>> Start
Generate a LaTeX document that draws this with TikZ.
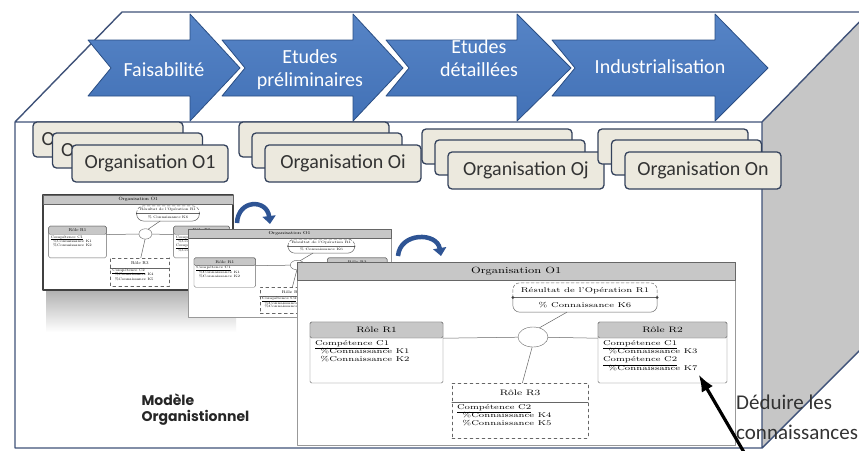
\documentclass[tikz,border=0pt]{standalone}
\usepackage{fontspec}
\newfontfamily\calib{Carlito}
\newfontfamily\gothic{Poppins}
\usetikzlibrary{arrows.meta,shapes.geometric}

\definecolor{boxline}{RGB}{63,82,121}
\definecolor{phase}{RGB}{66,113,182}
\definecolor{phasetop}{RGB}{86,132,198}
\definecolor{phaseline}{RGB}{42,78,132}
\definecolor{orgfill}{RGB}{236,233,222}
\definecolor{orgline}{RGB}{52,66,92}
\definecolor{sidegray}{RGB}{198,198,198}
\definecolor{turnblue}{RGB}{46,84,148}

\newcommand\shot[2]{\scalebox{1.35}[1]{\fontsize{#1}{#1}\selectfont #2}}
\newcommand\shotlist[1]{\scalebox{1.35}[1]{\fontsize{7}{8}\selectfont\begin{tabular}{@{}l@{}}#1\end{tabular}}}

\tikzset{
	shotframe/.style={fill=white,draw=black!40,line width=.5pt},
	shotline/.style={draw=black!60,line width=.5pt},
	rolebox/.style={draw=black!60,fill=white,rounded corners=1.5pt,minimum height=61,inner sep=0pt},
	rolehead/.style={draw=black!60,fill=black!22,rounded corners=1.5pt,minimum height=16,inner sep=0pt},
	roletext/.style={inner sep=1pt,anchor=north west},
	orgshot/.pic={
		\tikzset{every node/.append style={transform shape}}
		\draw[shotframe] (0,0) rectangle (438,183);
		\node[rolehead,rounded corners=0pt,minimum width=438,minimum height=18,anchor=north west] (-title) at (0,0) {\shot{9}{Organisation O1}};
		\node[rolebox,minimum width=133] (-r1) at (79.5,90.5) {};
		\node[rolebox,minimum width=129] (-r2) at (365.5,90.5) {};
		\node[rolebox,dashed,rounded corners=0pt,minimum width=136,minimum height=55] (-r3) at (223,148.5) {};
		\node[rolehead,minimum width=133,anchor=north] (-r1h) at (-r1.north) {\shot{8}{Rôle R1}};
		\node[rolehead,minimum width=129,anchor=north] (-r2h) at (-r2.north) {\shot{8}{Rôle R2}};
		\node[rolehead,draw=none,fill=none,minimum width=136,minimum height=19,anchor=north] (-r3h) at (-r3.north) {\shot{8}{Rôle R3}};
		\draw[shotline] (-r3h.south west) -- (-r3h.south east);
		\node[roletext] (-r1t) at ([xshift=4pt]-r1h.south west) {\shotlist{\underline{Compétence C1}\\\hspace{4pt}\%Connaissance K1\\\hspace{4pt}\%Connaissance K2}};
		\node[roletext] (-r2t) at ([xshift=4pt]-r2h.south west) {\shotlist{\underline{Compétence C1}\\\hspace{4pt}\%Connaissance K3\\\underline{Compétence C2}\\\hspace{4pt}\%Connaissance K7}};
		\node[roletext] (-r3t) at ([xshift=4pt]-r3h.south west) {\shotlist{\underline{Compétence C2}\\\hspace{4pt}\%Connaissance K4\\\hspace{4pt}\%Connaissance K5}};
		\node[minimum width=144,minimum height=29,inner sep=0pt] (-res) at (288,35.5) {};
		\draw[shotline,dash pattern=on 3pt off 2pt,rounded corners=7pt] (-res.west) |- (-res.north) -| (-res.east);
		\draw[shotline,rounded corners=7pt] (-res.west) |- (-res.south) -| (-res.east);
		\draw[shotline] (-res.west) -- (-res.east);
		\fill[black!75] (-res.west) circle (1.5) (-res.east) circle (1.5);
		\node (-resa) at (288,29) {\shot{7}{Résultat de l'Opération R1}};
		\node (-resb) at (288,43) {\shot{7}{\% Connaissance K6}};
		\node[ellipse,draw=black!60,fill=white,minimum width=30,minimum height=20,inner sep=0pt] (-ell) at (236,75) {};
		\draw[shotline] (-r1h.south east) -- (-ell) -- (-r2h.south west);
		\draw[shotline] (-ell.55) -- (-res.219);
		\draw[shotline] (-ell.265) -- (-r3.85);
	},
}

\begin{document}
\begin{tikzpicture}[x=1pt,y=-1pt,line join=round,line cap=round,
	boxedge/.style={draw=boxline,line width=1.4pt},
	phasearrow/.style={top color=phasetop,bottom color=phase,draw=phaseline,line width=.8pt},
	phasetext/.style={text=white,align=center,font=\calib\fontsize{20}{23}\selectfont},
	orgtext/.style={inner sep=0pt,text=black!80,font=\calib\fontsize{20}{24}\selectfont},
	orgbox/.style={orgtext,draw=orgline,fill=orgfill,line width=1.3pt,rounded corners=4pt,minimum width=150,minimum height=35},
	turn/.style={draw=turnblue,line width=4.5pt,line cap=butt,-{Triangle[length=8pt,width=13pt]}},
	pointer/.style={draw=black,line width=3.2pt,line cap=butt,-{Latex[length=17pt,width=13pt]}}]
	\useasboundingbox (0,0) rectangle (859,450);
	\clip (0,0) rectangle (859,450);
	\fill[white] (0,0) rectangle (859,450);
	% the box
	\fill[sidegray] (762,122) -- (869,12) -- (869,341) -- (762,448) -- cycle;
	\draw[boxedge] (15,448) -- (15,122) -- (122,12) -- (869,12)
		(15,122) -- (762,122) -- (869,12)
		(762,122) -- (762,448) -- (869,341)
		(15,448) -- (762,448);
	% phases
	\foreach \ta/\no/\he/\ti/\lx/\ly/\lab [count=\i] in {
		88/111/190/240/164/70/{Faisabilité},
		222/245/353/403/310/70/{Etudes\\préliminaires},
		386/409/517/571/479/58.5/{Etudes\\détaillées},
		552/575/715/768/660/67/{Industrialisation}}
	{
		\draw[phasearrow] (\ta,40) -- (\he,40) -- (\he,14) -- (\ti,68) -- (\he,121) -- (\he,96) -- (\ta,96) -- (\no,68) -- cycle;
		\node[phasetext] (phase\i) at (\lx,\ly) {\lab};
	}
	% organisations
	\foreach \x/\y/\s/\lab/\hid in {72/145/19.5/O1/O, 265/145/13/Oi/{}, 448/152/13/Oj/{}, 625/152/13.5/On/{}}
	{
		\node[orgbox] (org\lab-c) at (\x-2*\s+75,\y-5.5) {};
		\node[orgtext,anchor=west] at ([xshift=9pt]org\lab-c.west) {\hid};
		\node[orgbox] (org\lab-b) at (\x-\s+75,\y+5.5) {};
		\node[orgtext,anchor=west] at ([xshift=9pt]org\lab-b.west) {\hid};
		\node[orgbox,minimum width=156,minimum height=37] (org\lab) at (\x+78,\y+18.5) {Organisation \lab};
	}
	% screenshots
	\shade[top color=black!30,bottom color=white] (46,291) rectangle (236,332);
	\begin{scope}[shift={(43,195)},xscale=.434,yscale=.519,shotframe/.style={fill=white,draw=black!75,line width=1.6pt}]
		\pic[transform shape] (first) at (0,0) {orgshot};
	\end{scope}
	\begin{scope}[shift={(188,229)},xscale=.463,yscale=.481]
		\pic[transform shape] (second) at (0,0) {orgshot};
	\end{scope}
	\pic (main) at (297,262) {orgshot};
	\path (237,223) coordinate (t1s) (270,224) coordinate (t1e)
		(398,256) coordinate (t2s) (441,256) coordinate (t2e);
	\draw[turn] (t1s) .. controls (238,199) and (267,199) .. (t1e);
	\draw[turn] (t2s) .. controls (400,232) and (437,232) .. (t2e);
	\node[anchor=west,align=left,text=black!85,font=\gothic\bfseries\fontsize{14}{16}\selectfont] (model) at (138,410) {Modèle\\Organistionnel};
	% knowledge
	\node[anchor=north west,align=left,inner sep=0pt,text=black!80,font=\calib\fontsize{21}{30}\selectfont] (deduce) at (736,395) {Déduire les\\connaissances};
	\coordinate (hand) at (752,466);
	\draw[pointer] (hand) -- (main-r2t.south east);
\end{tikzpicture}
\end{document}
>> End
YOUR TASK: Each line of the data is to be duplicated exactly; pictures stay out of the copy.

TASK RESULT:
Generate a LaTeX document that draws this with TikZ.
\documentclass[tikz,border=0pt]{standalone}
\usepackage{fontspec}
\newfontfamily\calib{Carlito}
\newfontfamily\gothic{Poppins}
\usetikzlibrary{arrows.meta,shapes.geometric}

\definecolor{boxline}{RGB}{63,82,121}
\definecolor{phase}{RGB}{66,113,182}
\definecolor{phasetop}{RGB}{86,132,198}
\definecolor{phaseline}{RGB}{42,78,132}
\definecolor{orgfill}{RGB}{236,233,222}
\definecolor{orgline}{RGB}{52,66,92}
\definecolor{sidegray}{RGB}{198,198,198}
\definecolor{turnblue}{RGB}{46,84,148}

\newcommand\shot[2]{\scalebox{1.35}[1]{\fontsize{#1}{#1}\selectfont #2}}
\newcommand\shotlist[1]{\scalebox{1.35}[1]{\fontsize{7}{8}\selectfont\begin{tabular}{@{}l@{}}#1\end{tabular}}}

\tikzset{
	shotframe/.style={fill=white,draw=black!40,line width=.5pt},
	shotline/.style={draw=black!60,line width=.5pt},
	rolebox/.style={draw=black!60,fill=white,rounded corners=1.5pt,minimum height=61,inner sep=0pt},
	rolehead/.style={draw=black!60,fill=black!22,rounded corners=1.5pt,minimum height=16,inner sep=0pt},
	roletext/.style={inner sep=1pt,anchor=north west},
	orgshot/.pic={
		\tikzset{every node/.append style={transform shape}}
		\draw[shotframe] (0,0) rectangle (438,183);
		\node[rolehead,rounded corners=0pt,minimum width=438,minimum height=18,anchor=north west] (-title) at (0,0) {\shot{9}{Organisation O1}};
		\node[rolebox,minimum width=133] (-r1) at (79.5,90.5) {};
		\node[rolebox,minimum width=129] (-r2) at (365.5,90.5) {};
		\node[rolebox,dashed,rounded corners=0pt,minimum width=136,minimum height=55] (-r3) at (223,148.5) {};
		\node[rolehead,minimum width=133,anchor=north] (-r1h) at (-r1.north) {\shot{8}{Rôle R1}};
		\node[rolehead,minimum width=129,anchor=north] (-r2h) at (-r2.north) {\shot{8}{Rôle R2}};
		\node[rolehead,draw=none,fill=none,minimum width=136,minimum height=19,anchor=north] (-r3h) at (-r3.north) {\shot{8}{Rôle R3}};
		\draw[shotline] (-r3h.south west) -- (-r3h.south east);
		\node[roletext] (-r1t) at ([xshift=4pt]-r1h.south west) {\shotlist{\underline{Compétence C1}\\\hspace{4pt}\%Connaissance K1\\\hspace{4pt}\%Connaissance K2}};
		\node[roletext] (-r2t) at ([xshift=4pt]-r2h.south west) {\shotlist{\underline{Compétence C1}\\\hspace{4pt}\%Connaissance K3\\\underline{Compétence C2}\\\hspace{4pt}\%Connaissance K7}};
		\node[roletext] (-r3t) at ([xshift=4pt]-r3h.south west) {\shotlist{\underline{Compétence C2}\\\hspace{4pt}\%Connaissance K4\\\hspace{4pt}\%Connaissance K5}};
		\node[minimum width=144,minimum height=29,inner sep=0pt] (-res) at (288,35.5) {};
		\draw[shotline,dash pattern=on 3pt off 2pt,rounded corners=7pt] (-res.west) |- (-res.north) -| (-res.east);
		\draw[shotline,rounded corners=7pt] (-res.west) |- (-res.south) -| (-res.east);
		\draw[shotline] (-res.west) -- (-res.east);
		\fill[black!75] (-res.west) circle (1.5) (-res.east) circle (1.5);
		\node (-resa) at (288,29) {\shot{7}{Résultat de l'Opération R1}};
		\node (-resb) at (288,43) {\shot{7}{\% Connaissance K6}};
		\node[ellipse,draw=black!60,fill=white,minimum width=30,minimum height=20,inner sep=0pt] (-ell) at (236,75) {};
		\draw[shotline] (-r1h.south east) -- (-ell) -- (-r2h.south west);
		\draw[shotline] (-ell.55) -- (-res.219);
		\draw[shotline] (-ell.265) -- (-r3.85);
	},
}

\begin{document}
\begin{tikzpicture}[x=1pt,y=-1pt,line join=round,line cap=round,
	boxedge/.style={draw=boxline,line width=1.4pt},
	phasearrow/.style={top color=phasetop,bottom color=phase,draw=phaseline,line width=.8pt},
	phasetext/.style={text=white,align=center,font=\calib\fontsize{20}{23}\selectfont},
	orgtext/.style={inner sep=0pt,text=black!80,font=\calib\fontsize{20}{24}\selectfont},
	orgbox/.style={orgtext,draw=orgline,fill=orgfill,line width=1.3pt,rounded corners=4pt,minimum width=150,minimum height=35},
	turn/.style={draw=turnblue,line width=4.5pt,line cap=butt,-{Triangle[length=8pt,width=13pt]}},
	pointer/.style={draw=black,line width=3.2pt,line cap=butt,-{Latex[length=17pt,width=13pt]}}]
	\useasboundingbox (0,0) rectangle (859,450);
	\clip (0,0) rectangle (859,450);
	\fill[white] (0,0) rectangle (859,450);
	% the box
	\fill[sidegray] (762,122) -- (869,12) -- (869,341) -- (762,448) -- cycle;
	\draw[boxedge] (15,448) -- (15,122) -- (122,12) -- (869,12)
		(15,122) -- (762,122) -- (869,12)
		(762,122) -- (762,448) -- (869,341)
		(15,448) -- (762,448);
	% phases
	\foreach \ta/\no/\he/\ti/\lx/\ly/\lab [count=\i] in {
		88/111/190/240/164/70/{Faisabilité},
		222/245/353/403/310/70/{Etudes\\préliminaires},
		386/409/517/571/479/58.5/{Etudes\\détaillées},
		552/575/715/768/660/67/{Industrialisation}}
	{
		\draw[phasearrow] (\ta,40) -- (\he,40) -- (\he,14) -- (\ti,68) -- (\he,121) -- (\he,96) -- (\ta,96) -- (\no,68) -- cycle;
		\node[phasetext] (phase\i) at (\lx,\ly) {\lab};
	}
	% organisations
	\foreach \x/\y/\s/\lab/\hid in {72/145/19.5/O1/O, 265/145/13/Oi/{}, 448/152/13/Oj/{}, 625/152/13.5/On/{}}
	{
		\node[orgbox] (org\lab-c) at (\x-2*\s+75,\y-5.5) {};
		\node[orgtext,anchor=west] at ([xshift=9pt]org\lab-c.west) {\hid};
		\node[orgbox] (org\lab-b) at (\x-\s+75,\y+5.5) {};
		\node[orgtext,anchor=west] at ([xshift=9pt]org\lab-b.west) {\hid};
		\node[orgbox,minimum width=156,minimum height=37] (org\lab) at (\x+78,\y+18.5) {Organisation \lab};
	}
	% screenshots
	\shade[top color=black!30,bottom color=white] (46,291) rectangle (236,332);
	\begin{scope}[shift={(43,195)},xscale=.434,yscale=.519,shotframe/.style={fill=white,draw=black!75,line width=1.6pt}]
		\pic[transform shape] (first) at (0,0) {orgshot};
	\end{scope}
	\begin{scope}[shift={(188,229)},xscale=.463,yscale=.481]
		\pic[transform shape] (second) at (0,0) {orgshot};
	\end{scope}
	\pic (main) at (297,262) {orgshot};
	\path (237,223) coordinate (t1s) (270,224) coordinate (t1e)
		(398,256) coordinate (t2s) (441,256) coordinate (t2e);
	\draw[turn] (t1s) .. controls (238,199) and (267,199) .. (t1e);
	\draw[turn] (t2s) .. controls (400,232) and (437,232) .. (t2e);
	\node[anchor=west,align=left,text=black!85,font=\gothic\bfseries\fontsize{14}{16}\selectfont] (model) at (138,410) {Modèle\\Organistionnel};
	% knowledge
	\node[anchor=north west,align=left,inner sep=0pt,text=black!80,font=\calib\fontsize{21}{30}\selectfont] (deduce) at (736,395) {Déduire les\\connaissances};
	\coordinate (hand) at (752,466);
	\draw[pointer] (hand) -- (main-r2t.south east);
\end{tikzpicture}
\end{document}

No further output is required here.